Seagate 1TB 7200RPM HDD

Samsung EVO 120GB SSD

Sapphire R9 290 4GB DDR5

Corsair Carbide 300R / Cooler Master HAF 912

Regarding the monitor I have some questions . Firstly what are the things I should be looking ? TN panel , Response time and any other parameters? I also want to use TV tuner to connect Dish TV STB ? TV tuner will fit on my CPU right ?


----------



## rijinpk1 (May 5, 2014)

rixon.d9 said:


> Intel Core i5 4570
> 
> Gigabyte GA-H87-HD3
> 
> ...



make sure it is the tri-x one. response time is important for gaming. IPS has good color reproduction than TN panels. dell s2240l is ips where 2440l is not. always look at specifications.


----------



## sam_738844 (May 5, 2014)

rixon.d9 said:


> In Dubai my friend. R9 290 Tri-X for 1600AED



Does it come with international Warranty, just curious. I bet not.


----------



## rixon.d9 (May 5, 2014)

sam_738844 said:


> Does it come with international Warranty, just curious. I bet not.

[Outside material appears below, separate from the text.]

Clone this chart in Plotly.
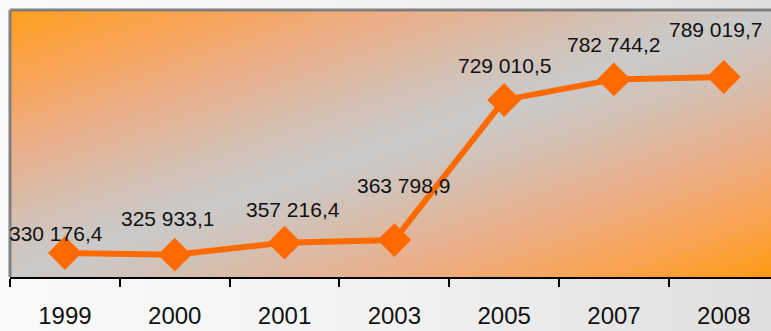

I dont think so. will check anyway. I dont think even Indian products give INTL warranty

- - - Updated - - -



rijinpk1 said:


> make sure it is the tri-x one. response time is important for gaming. IPS has good color reproduction than TN panels. dell s2240l is ips where 2440l is not. always look at specifications.



Yes its a Tri-X one. 
Whats good enough response time for gaming? I read TN panel is good for gaming as it has low response time and IPS has good color but laggy for gaming.
Also I read from link below that a monitor with 60HZ refresh rate can only give 60fps?

*lifehacker.com/how-to-pick-the-perfect-computer-monitor-1489862871


----------



## rijinpk1 (May 5, 2014)

rixon.d9 said:


> I dont think so. will check anyway. I dont think even Indian products give INTL warranty
> 
> - - - Updated - - -
> 
> ...



*www.tomshardware.com/forum/62823-3-response-time-good-gaming


----------



## rixon.d9 (May 7, 2014)

One last confusion , Should I go for TN panel with high response time or IPS panel with better viewing angles ? Anyone using IPS experience lags ?? I'm not a hardcore multiplayer gamer. I just play singleplayer at high settings.


----------



## rijinpk1 (May 7, 2014)

rixon.d9 said:


> One last confusion , Should I go for TN panel with high response time or IPS panel with better viewing angles ? Anyone using IPS experience lags ?? I'm not a hardcore multiplayer gamer. I just play singleplayer at high settings.



many people here use dell s2240l for gaming and is an ips panel. so no worries there.


----------



## nomad47 (May 7, 2014)

rixon.d9 said:


> One last confusion , Should I go for TN panel with high response time or IPS panel with better viewing angles ? Anyone using IPS experience lags ?? I'm not a hardcore multiplayer gamer. I just play singleplayer at high settings.



I personally am using dell S2240L and apart from the glossy finish there is no problem.


----------



## avinandan012 (May 7, 2014)

rixon.d9 said:


> One last confusion , Should I go for TN panel with high response time or IPS panel with better viewing angles ? Anyone using IPS experience lags ?? I'm not a hardcore multiplayer gamer. I just play singleplayer at high settings.



regarding your query if you play online fps that too like tournament like setup then input lag in IPS will be a negative factor but for rest category(Sigle player fps/mmorpg/strategy.... etc) you wont notice the input lag in IPS.

many of our forum members uses dell s2240l so no worry there


----------



## rixon.d9 (May 9, 2014)

Thats what my concern was. I will using it as a TV too. So I need good viewing angles and colors which IPS offers. At the same time I will be playing FIFA ONLINE, as well as Call of Duty, NFS and Battlefield 4 Offline modes only. Dont need high precision , dont want any visible stutter or lag . 
Shortlisted 
DELL S2340L
BENQ GL2450
BENQ RL2450
any other TN panel and IPS  Panel in the same price range ? Will buy after monitor is sorted out


----------



## rijinpk1 (May 9, 2014)

AOC i2369vm


----------



## rixon.d9 (May 12, 2014)

Thanks guys for the Inputs. Finalized the below specs. Will buy within a week or so.

Intel Core i5 4570 
Gigabyte GA-H87-HD3 
Kingston HyperX Blue 1600Mhz
PSU Antec VP650P
Seagate 1TB 7200RPM HDD
Sapphire R9 290 TRI-X 4GB DDR5
Corsair Carbide 300R
Logitech G500


Will Go for Either ASUS/BENQ/DELL monitor depending whats available. Now this thread may be closed.


----------